Completion of the Work

In January 2014, Coral Farms obtained an engineer's report from Associated Soils Engineering, Inc., stating its repair work was " ‘found to be in substantial compliance’ with the plan."

In October 2014, the Mikoses obtained an engineer's report from Knudson Engineers & Construction, Inc. stating: " ‘The subject project was plan checked, permitted, inspected, and approved by the City of San Juan Capistrano. This project, under my direction, was designed, installed, inspected during construction, and approved ... as constructed at a Final Site Inspection.’ "

In December 2014, the Mahonys obtained an engineer's report from Engineering Design Group stating its mitigation/repair "work ‘has been substantially completed in accordance with the approved plan.’ "

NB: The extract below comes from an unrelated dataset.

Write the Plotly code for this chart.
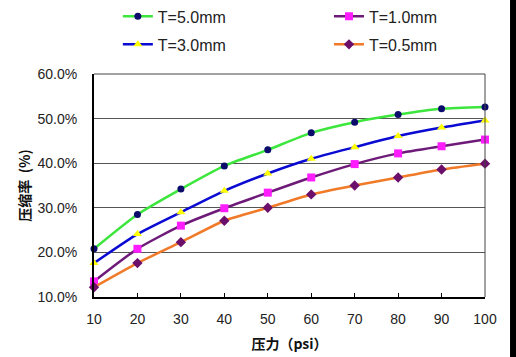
import plotly.graph_objects as go

pressure = [10, 20, 30, 40, 50, 60, 70, 80, 90, 100]
t50 = [20.8, 28.5, 34.2, 39.4, 43.0, 46.8, 49.2, 50.9, 52.2, 52.6]
t30 = [17.6, 24.1, 29.0, 33.8, 37.7, 41.0, 43.6, 46.1, 48.0, 49.6]
t10 = [13.5, 20.8, 26.0, 29.9, 33.4, 36.8, 39.8, 42.2, 43.8, 45.3]
t05 = [12.2, 17.6, 22.3, 27.1, 30.0, 33.0, 35.0, 36.8, 38.6, 39.9]
names = ["T=5.0mm", "T=1.0mm", "T=3.0mm", "T=0.5mm"]
y_ticks = [10, 20, 30, 40, 50, 60]

fig = go.Figure()
series = [
    (names[0], t50, "#3ce63c", "#0b0b6b", "circle", 7, "legend"),
    (names[1], t10, "#6e1a78", "#ff1cff", "square", 8, "legend2"),
    (names[2], t30, "#0a0ad2", "#ffff00", "triangle-up", 8, "legend3"),
    (names[3], t05, "#f07a28", "#6b0f6b", "diamond", 8, "legend4"),
]
for name, vals, lc, mc, sym, ms, lg in series:
    fig.add_trace(go.Scatter(
        x=pressure, y=vals, name=name, mode="lines+markers",
        line=dict(color=lc, width=2.5, shape="spline", smoothing=0.6),
        marker=dict(color=mc, symbol=sym, size=ms),
        cliponaxis=False, legend=lg, showlegend=True,
    ))

font = "Arial, Liberation Sans, sans-serif"
cjk = "Noto Sans CJK SC"
leg_common = dict(xanchor="left", yanchor="middle", font=dict(size=16, color="#222"),
                  bgcolor="rgba(0,0,0,0)", borderwidth=0, visible=True)
fig.update_layout(
    width=516, height=357,
    showlegend=True,
    margin=dict(l=94, r=31, t=74, b=60, autoexpand=False),
    paper_bgcolor="white", plot_bgcolor="white",
    font=dict(family=font, size=14, color="#222"),
    legend=dict(x=0.061, y=1.258, **leg_common),
    legend2=dict(x=0.601, y=1.258, **leg_common),
    legend3=dict(x=0.061, y=1.1325, **leg_common),
    legend4=dict(x=0.601, y=1.1325, **leg_common),
    xaxis=dict(range=[10, 100], tickvals=pressure, ticks="inside", ticklen=4,
               tickcolor="black", showgrid=False, showline=True, linecolor="black",
               linewidth=2, zeroline=False, tickfont=dict(size=14, color="#222"),
               ticklabelstandoff=8,
               title=dict(text="压力（psi）", font=dict(family=cjk, size=14, color="#111", weight="bold"), standoff=13)),
    yaxis=dict(range=[10, 60], tickvals=y_ticks, ticktext=[f"{v:.1f}%" for v in y_ticks],
               showgrid=True, gridcolor="#555", gridwidth=1, showline=True, linecolor="black",
               linewidth=2, zeroline=False, ticks="", tickfont=dict(size=14, color="#222"),
               ticklabelstandoff=12,
               title=dict(text="压缩率  (%)", font=dict(family=cjk, size=14, color="#111", weight="bold"), standoff=4)),
)
# top and right frame
fig.add_shape(type="line", xref="paper", yref="paper", x0=0, x1=1, y0=1, y1=1, line=dict(color="#444", width=1))
fig.add_shape(type="line", xref="paper", yref="paper", x0=1, x1=1, y0=0, y1=1, line=dict(color="#444", width=1))
# dark border strip at right edge of the picture
fig.add_shape(type="rect", xref="paper", yref="paper", x0=1.064, x1=1.08, y0=-0.3, y1=1.35,
              line=dict(width=0), fillcolor="black")

fig.write_html("out.html", config={"displayModeBar": False},
               post_script="document.body.style.margin='0';")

The Second (Instant ) Lawsuit

In October 2017, Coral Farms and the Mikoses (collectively Coral Farms) filed a complaint against the Mahonys for breach of the Settlement Agreement and false promise. Coral Farms alleged the work performed by the Mahonys "is dramatically and substantively different than what was required of them under the Settlement Agreement." Coral Farms further alleged when "the Mahonys entered into the Settlement Agreement, they had no intention of ever performing their obligations under that agreement." Coral Farms asked for specific performance of the Settlement Agreement, and "damages in an amount to be proved at trial but in excess of $500,000."

In June 2019, the trial court presided over a seven-day bench trial and later filed a statement of decision. Coral Farms objected to the court's statement of decision on several grounds. The court found "the myriad of issues raised by [Coral Farms] are irrelevant and immaterial to the legal basis for the decision" and entered a judgment in favor of the Mahonys. Coral Farms appeals from the trial court's judgment.

IIDISCUSSION

Coral Farms contends the trial court: A) misinterpreted the Settlement Agreement; and B) made several evidentiary errors. We shall review both contentions.

A. The Settlement Agreement

Generally, the interpretation of a settlement agreement is governed by the same rules that apply to other contracts. ( Winet v. Price (1992) 4 Cal.App.4th 1159, 1165-1166, 6 Cal.Rptr.2d 554.) "When no extrinsic evidence is introduced, or when the competent extrinsic evidence is not in conflict, the appellate court independently construes the contract. [Citations.] When the competent extrinsic evidence is in conflict, and thus requires resolution of credibility issues, any reasonable construction will be upheld if it is supported by substantial evidence." ( Founding Members of the Newport Beach Country Club v. Newport Beach Country Club, Inc. (2003) 109 Cal.App.4th 944, 955-956, 135 Cal.Rptr.2d 505.)

Here, as the parties appear to agree, the trial court's interpretation of the Settlement Agreement (particularly the Final Approval clause) was not based on relevant conflicting extrinsic evidence. We will therefore apply a de novo standard of review.